I will present recent results from the newly established W.M. Keck Research Laboratory in Astrochemistry regarding the formation of complex organics starting from simple ices relevant to a variety of astrophysical environments spanning Kuiper Belt Objects (KBOs) to interstellar medium (ISM) grain mantles upon interaction of these icy bodies with ionizing radiation. Specifically, we have utilized a novel application of reflection time-of-flight mass spectrometry (ReTOF) coupled with soft vacuum ultraviolet photoionization to observe high mass, complex organics as a function of their respective sublimation temperature.
Surfaces of KBOs are composed of simple carbon, hydrogen, oxygen, and nitrogen containing molecules e.g., water, methane, carbon dioxide, methanol, and nitrogen. Similarly, micron sized dust grains covered with an icy mantle of simple molecules are ubiquitous throughout the interstellar medium.

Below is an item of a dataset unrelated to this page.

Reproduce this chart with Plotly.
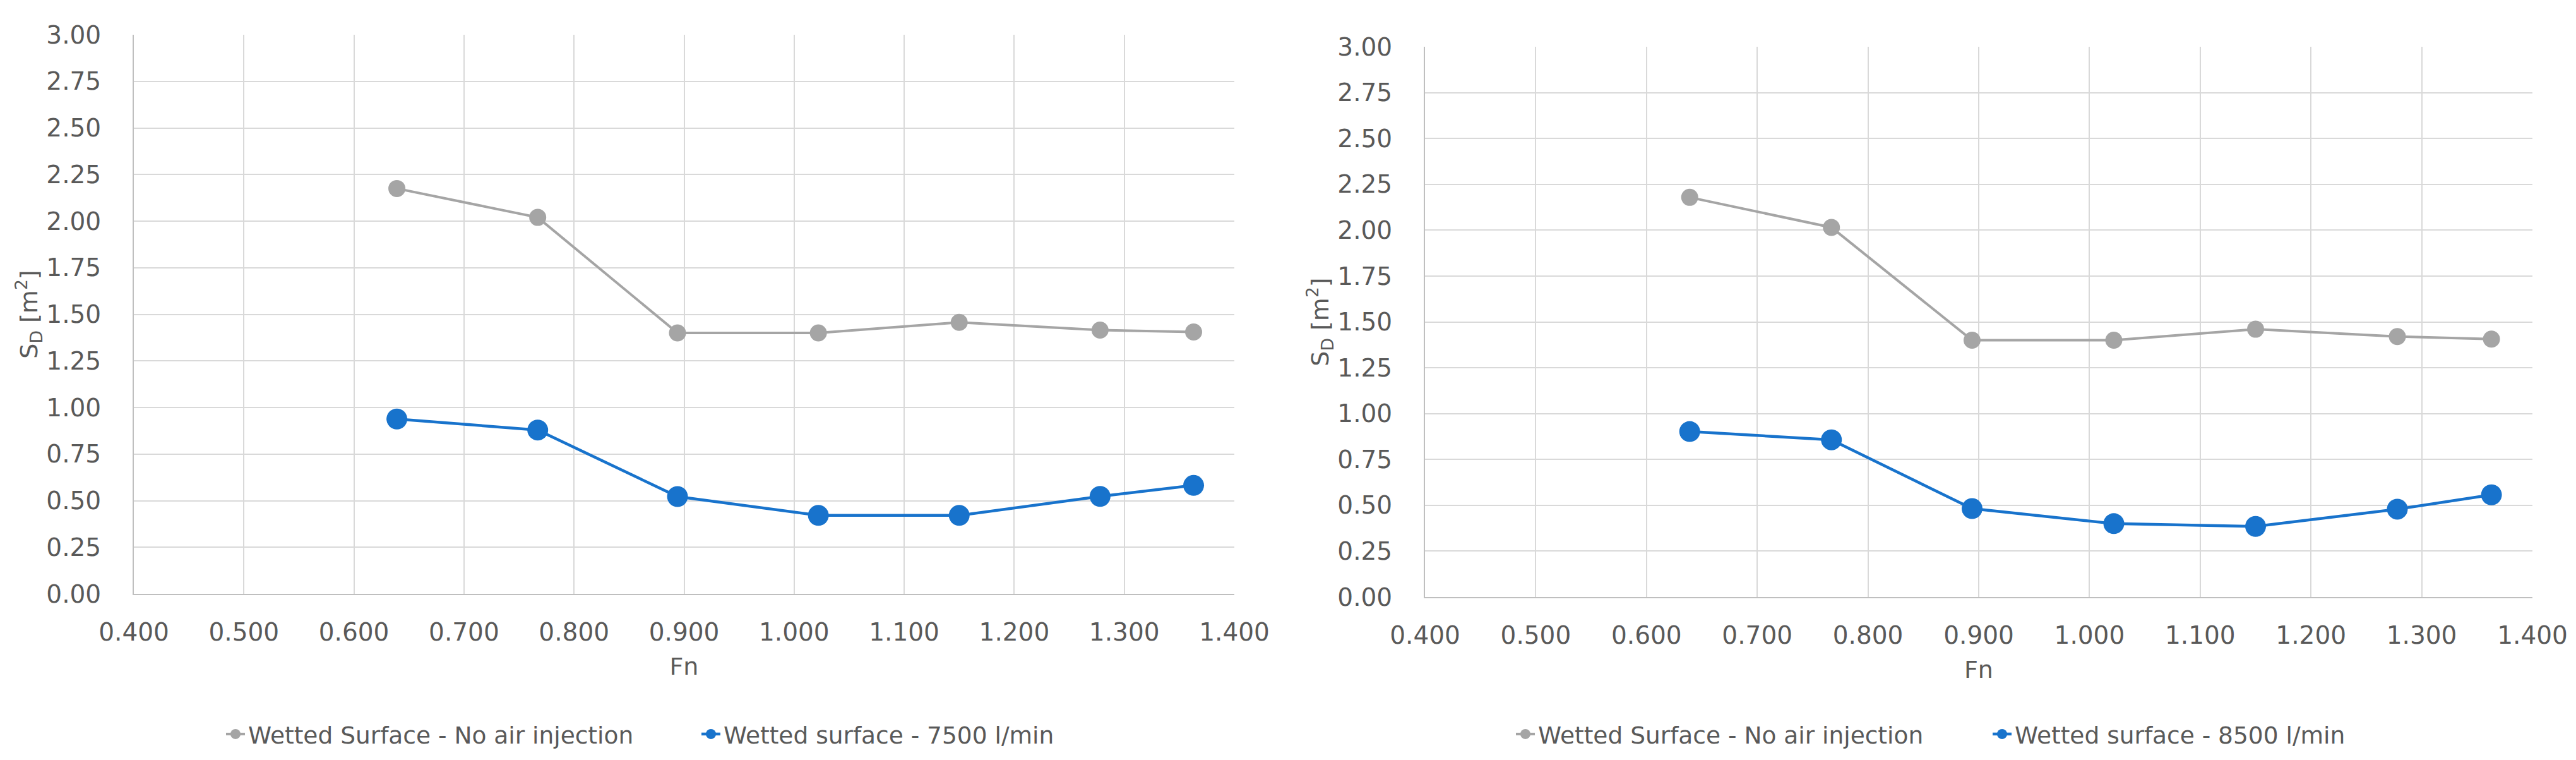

The surfaces of these bodies have undergone millions of years (ISM grains) to billions of years (KBOs) of chemical processing due to ionizing radiation from Galactic Cosmic Radiation and the Solar wind (keV H+, He++, and Lyα). Laboratory experiments have unequivocally shown that energetic processing of icy surfaces by ionizing radiation will produce complex organics. These organics may then sublime for instance, via photodesorption, grain – grain collisions, shocking of the interstellar medium and/or direct thermal sublimation via hot cores.
Our research conducted so far has been focused on trying to understand how these ices have chemically evolved by simulating the processing via ionizing radiation in an ultrahigh vacuum chamber coupled with a variety of optical analytical spectroscopies (FT-IR, Raman, and UV-Vis) along with gas phase mass spectroscopy. Despite numerous previous experimental investigations examining the effect of ionizing radiation on simple astrophysical ice analogues, our results suggest that there is still a vast unknown collection of molecules are formed upon exposure of these ices to ionizing radiation. For example, results from ReTOF spectroscopy of products synthesized from the energetic processing of a simple amorphous methane ice indicate that over 50 hydrocarbon molecules with distinct m/z ratios (up to C22Hm) and sublimation temperatures are formed easily under conditions relevant to the outer solar system environment. In addition, organic molecules such as glycolaldehyde, ketene, and glycerol are evident in simple ices of pure methanol and binary mixtures of carbon dioxide with methane and carbon monoxide with methanol upon interaction of these ices with ionizing radiation.